Purpose: Burns have important functional and psychosocial implications for patients. Decades of wound healing research have demonstrated a critical window within the first 24 hours after wounding during which there is a “switch” from scarless wound healing to scarring. Recently, cell-based therapies have been proposed as an option for improving healing and reducing scar formation in burn wounds. Yet challenges remain for scale up and broad bioavailability of the therapy. Oxygen chambers have long been used in supportive wound care and oxygenation therapy presents an improved way reduce scarring and accelerate wound closure.
Methods: We have developed a novel hydrogel that recapitulates results seen in a hyperbaric oxygen chamber, without the need for a chamber in Swaza-2. This hydrogel, combined with Swaza-1, a perfluorocarbon-based oxygen nanoparticle, was tested on a murine contact burn model in C57Bl/6 mice to measure the regenerative capabilities of Swaza-1-infused hydrogel and its effects on scarless wound healing.

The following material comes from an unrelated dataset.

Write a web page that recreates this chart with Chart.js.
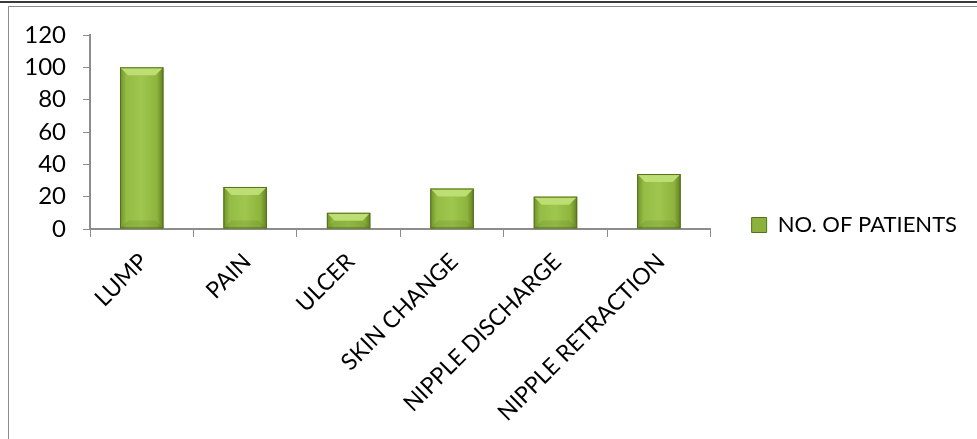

Results: Wounds treated with Swaza-2 demonstrated accelerated healing and time to re-epithelialization, brought about by increased VEGF and SDF1 expression and significantly higher neovascularization and collagen deposition (p<0.05). We also observed an increase in the expression of pro-angiogenic genes MCP-1, VEGF, and SDF-1 at both the protein and mRNA level (p<0.05). Expression of pro-fibrotic and pro-inflammatory genes was downregulated. On average, Swaza-2 wounds closed 4 days earlier when compared to controls. Furthermore, Swaza-2 treated burns exhibited reduced scar area when compared to the untreated control.
Conclusion: We have developed an oxygen-hydrogel therapy for treating burns, with demonstrated pro-angiogenic, fibromodulatory and immunomodulatory effects. We plan to further evaluate the efficacy of Swaza-2 in a large animal model.